“Go the F*** to Sleep” IS Funny
Long time, no post. Working full-time and being a parent definitely pushes blogging to the bottom of the heap, but I digress. I was getting my fill of CNN.com the other day and came across this opinion piece by Karen Spears Zacharias. Part of me wants to ignore it so that it doesn’t get any more thought — but, well, this IS a blog.
First and foremost – this was an opinion piece, much like this entire blog and I stand by the fact that Karen has every right to her opinion, however, I can disagree with the connection she is trying to make (even though she states directly she isn’t trying to make the connection that this book will lead to child abuse, but more about that later).

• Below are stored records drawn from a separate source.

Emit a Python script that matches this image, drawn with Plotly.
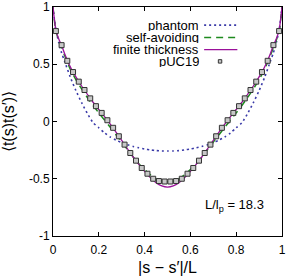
import plotly.graph_objects as go

# curve grid
cx = [0, 0.005, 0.0125, 0.025, 0.0375, 0.05, 0.075, 0.1, 0.125, 0.15, 0.175, 0.2, 0.225, 0.25,
      0.275, 0.3, 0.325, 0.35, 0.375, 0.4, 0.425, 0.45, 0.475, 0.5]
phantom_half = [1.0, 0.91, 0.80, 0.69, 0.60, 0.53, 0.39, 0.27, 0.165, 0.07, -0.01, -0.055, -0.1,
                -0.135, -0.162, -0.185, -0.203, -0.218, -0.23, -0.24, -0.248, -0.254, -0.257, -0.258]
selfavoid_half = [1.0, 0.90, 0.79, 0.71, 0.645, 0.58, 0.46, 0.365, 0.285, 0.21, 0.14, 0.075, 0.012,
                  -0.05, -0.115, -0.18, -0.245, -0.31, -0.37, -0.42, -0.465, -0.5, -0.52, -0.527]
finite_half = [1.0, 0.91, 0.80, 0.72, 0.665, 0.597, 0.48, 0.39, 0.31, 0.238, 0.168, 0.105, 0.043,
               -0.022, -0.092, -0.165, -0.238, -0.31, -0.375, -0.435, -0.49, -0.535, -0.563, -0.573]

# pUC19 data
px = [0.0125 + 0.025 * k for k in range(40)]
puc_half = [0.79, 0.667, 0.53, 0.432, 0.348, 0.275, 0.202, 0.134, 0.075, 0.011,
            -0.055, -0.129, -0.202, -0.275, -0.342, -0.406, -0.456, -0.50, -0.52, -0.524]
puc = puc_half + puc_half[::-1]

xfull = cx + [round(1 - v, 4) for v in cx[::-1][1:]]
def mirror(h):
    return h + h[::-1][1:]

phantom = mirror(phantom_half)
selfavoid = mirror(selfavoid_half)
finite = mirror(finite_half)

xtickvals = [0, 0.2, 0.4, 0.6, 0.8, 1]
xticktext = ["0", "0.2", "0.4", "0.6", "0.8", "1"]
ytickvals = [-1, -0.5, 0, 0.5, 1]
yticktext = ["-1", "-0.5", "0", "0.5", "1"]

C_PH = "#3a3aa8"
C_SA = "#1e8a1e"
C_FT = "#9a119a"
SM = 0.6

fig = go.Figure()
fig.add_trace(go.Scatter(x=xfull, y=phantom, mode="lines", line_shape="spline",
                         line=dict(color=C_PH, width=1.6, dash="2px,3px", smoothing=SM), name="phantom"))
fig.add_trace(go.Scatter(x=xfull, y=selfavoid, mode="lines", line_shape="spline",
                         line=dict(color=C_SA, width=1.5, dash="7px,5px", smoothing=SM), name="self-avoiding"))
fig.add_trace(go.Scatter(x=xfull, y=finite, mode="lines", line_shape="spline",
                         line=dict(color=C_FT, width=1.3, smoothing=SM), name="finite thickness"))
fig.add_trace(go.Scatter(x=px, y=puc, mode="markers",
                         marker=dict(symbol="square", size=5, color="#c8c8c8",
                                     line=dict(color="#333333", width=1)), name="pUC19"))

font = "Liberation Sans, Arial, sans-serif"
axis_common = dict(showgrid=False, zeroline=False, showline=True, linecolor="black", linewidth=1,
                   mirror="ticks", ticks="inside", ticklen=4, tickcolor="black", automargin=False,
                   tickfont=dict(family=font, size=12, color="black"))

fig.update_xaxes(range=[0, 1], tickvals=xtickvals, ticktext=xticktext, ticklabelstandoff=3,
                 title=dict(text="|s − s′|/L", font=dict(family=font, size=16, color="black"), standoff=5),
                 **axis_common)
fig.update_yaxes(range=[-1, 1], tickvals=ytickvals, ticktext=yticktext,
                 title=dict(text="⟨t(s)t(s′)⟩", font=dict(family=font, size=16, color="black"), standoff=10),
                 **axis_common)

# legend drawn gnuplot-style: text right-aligned, sample to the right
leg_rows = [("phantom", 0.921), ("self-avoiding", 0.867), ("finite thickness", 0.814), ("pUC19", 0.762)]
for txt, yy in leg_rows:
    fig.add_annotation(x=0.64, y=yy, xref="paper", yref="paper", text=txt, showarrow=False,
                       xanchor="right", yanchor="middle", height=11, borderpad=0,
                       font=dict(family=font, size=13, color="black"))
fig.add_shape(type="line", xref="paper", yref="paper", x0=0.66, x1=0.805, y0=0.921, y1=0.921,
              line=dict(color=C_PH, width=1.6, dash="2px,3px"))
fig.add_shape(type="line", xref="paper", yref="paper", x0=0.66, x1=0.805, y0=0.867, y1=0.867,
              line=dict(color=C_SA, width=1.5, dash="7px,5px"))
fig.add_shape(type="line", xref="paper", yref="paper", x0=0.66, x1=0.805, y0=0.814, y1=0.814,
              line=dict(color=C_FT, width=1.3))
fig.add_shape(type="rect", xref="paper", yref="paper", x0=0.722, x1=0.737, y0=0.755, y1=0.77,
              line=dict(color="#333333", width=1), fillcolor="#c8c8c8")

fig.add_annotation(x=0.93, y=0.135, xref="paper", yref="paper", text="L/l<sub>p</sub> = 18.3",
                   showarrow=False, xanchor="right", yanchor="middle",
                   font=dict(family=font, size=13, color="black"))

fig.update_layout(width=291, height=280, margin=dict(l=53, r=9, t=7, b=44),
                  plot_bgcolor="white", paper_bgcolor="white", showlegend=False)

fig.write_html("out.html", config={"displayModeBar": False},
               post_script="document.body.style.margin='0';document.body.style.overflow='hidden';")
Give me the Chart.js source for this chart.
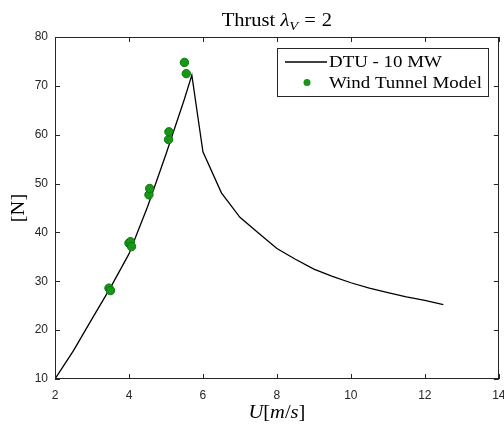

Second, and somewhat more bothersome, after looking up Karen’s bio, it doesn’t list anywhere that she is a parent. While she might be hiding this piece of information (which, I don’t disagree with at all), I think she would put this as part of her bio since it gives her more credibility in the space. If she is not a parent, the opinion loses all credibility. You can read all the books you want and study things to death — but you will never understand the mind of someone living it. Based on her bio, I am sure she understands this more than anyone.
On to my issues…
Nobody is suggesting that there’s a connection between Adam Mansbach’s book and child abuse or child neglect. Still, there’s no denying the reason “Go the F*** to Sleep” should be kept out of reach of children is because of its violent language and because of the way it demeans children. – Karen Spears Zacharias, CNN.com
What more can I say to this other than understanding how “I don’t mean to be rude, but…” works. Starting a sentence with a disclaimer doesn’t stop it from happening. And out of the reach of children? Does this really NEED to be said with a title like “Go the F*** to Sleep”? If you buy this book and give it to your reading-capable-but-still-to-young-to-drive child, then I think it is safe to assume there are other issues.
Joan Demarest is an attorney in Corvallis, Oregon, and the mother of three young boys. Demarest told me that initially she thought the book was funny. That was before she read it. “Now I find it unsettling. I don’t like violent language in association with children.”
She has good reason to be concerned about the message behind such a parody. Demarest was the prosecuting attorney in one of Oregon’s most high-profile child murder cases. She understands the fear that far too many children endure because the lines of what’s appropriate parenting have become blurred. – Karen Spears Zacharias, CNN.com
Here is the tie I don’t like. In short, buying this book will lead to child murder, although to be fair, I think she is only going for “could” as opposed to “will”. I love and hate putting my son to bed. I love that he taps me on the shoulder as he goes to sleep and says “hi, dad”. I love the quiet time I get to spend with him. I love thinking of the things he is dreaming about. But…I hate his absolute unwillingness to go to bed, which only gets worse the more tired he gets. It is a tremendous frustration that many parents share. Not being able to laugh about it only makes it worse.
Where do I agree with Karen? Parents should read to and with their kids more. I am guilty of not doing it and I love to read.
I also agree on the facts that there are bad people in the world that do horrible things. I would love to be a superhero that protects the children of the world, but it just isn’t possible. Ever since my son was born, my sensitivity to articles about children being harmed has skyrocketed. It absolutely pains me to think about what some children are going through in our 21st century world — but I haven’t lost the ability to distinguish fact from fiction, satire from reality.
Do I think books like this drive the monsters to do what they do? No. Bad people do bad things. Kids are being raised in horrible conditions. Odds are good they (the monsters) are not reading a book like this and engaging in discussions about parenting, much less taking the time to actively engage in putting their children to sleep.
The world is hard and the minute we stop laughing, it will only get harder.